Esse artigo (aqui) sobre “Porque os chineses não gastam mais”:
If anyone on the planet can afford to head down to the neighborhood mall and indulge in a shopping spree, you’d think it would be the Chinese. After all, they live in an economy that routinely posts growth rates of 9% or higher, resulting in surging incomes and boundless job opportunities. While much of the world experienced GDP contractions and dramatic spikes in unemployment during the Great Recession, China, supported by massive stimulus programs, barely missed a beat. In theory, as income increases, and the prospects for future earnings become brighter, families should be more willing to postpone savings and spend now.
But in China, just the opposite is happening. It’s still proving difficult to convince the average Chinese to part with his or her money, even though his or her stash of cash is bigger than ever. Sure, Chinese consumers are spending more and more each year on items like cars and appliances. But simultaneously, the urban Chinese household saves twice as much of its income today as 20 years ago – from 15% in the early 1990s to over 30% in recent years. Oddly, as Chinese incomes have grown, so has their propensity to save.

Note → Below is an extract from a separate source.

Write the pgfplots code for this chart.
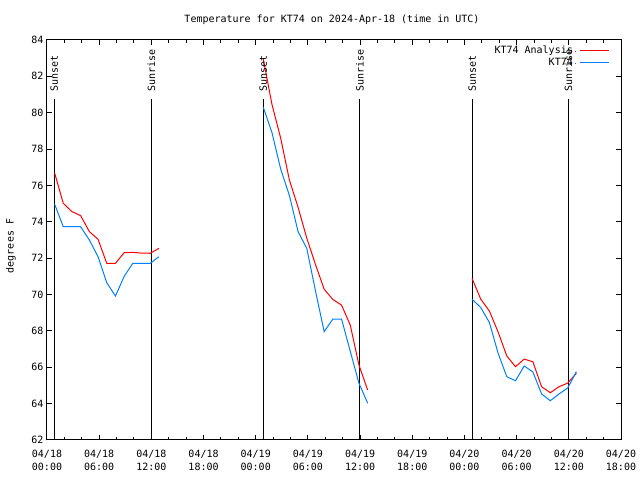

Comenta esse trabalho publicado no NBER (aqui):
China’s household saving rate has increased markedly since the mid-1990s and the age-savings profile has become U-shaped during the 2000s. We find that rising income uncertainty and pension reforms help explain both of these phenomena. Using a panel of Chinese households covering the period 1989-2006, we document that strong average income growth has been accompanied by a substantial increase in income uncertainty. Interestingly, the permanent variance of household income remains stable while it is the transitory variance that rises sharply. A calibration of a buffer-stock savings model indicates that rising savings rates among younger households are consistent with rising income uncertainty and higher saving rates among older households are consistent with a decline in the pension replacement ratio for those retiring after 1997. We conclude that rising income uncertainty and pension reforms can account for over half of the increase in the urban household savings rate in China since the mid-1990s as well as the U-shaped age-saving profile.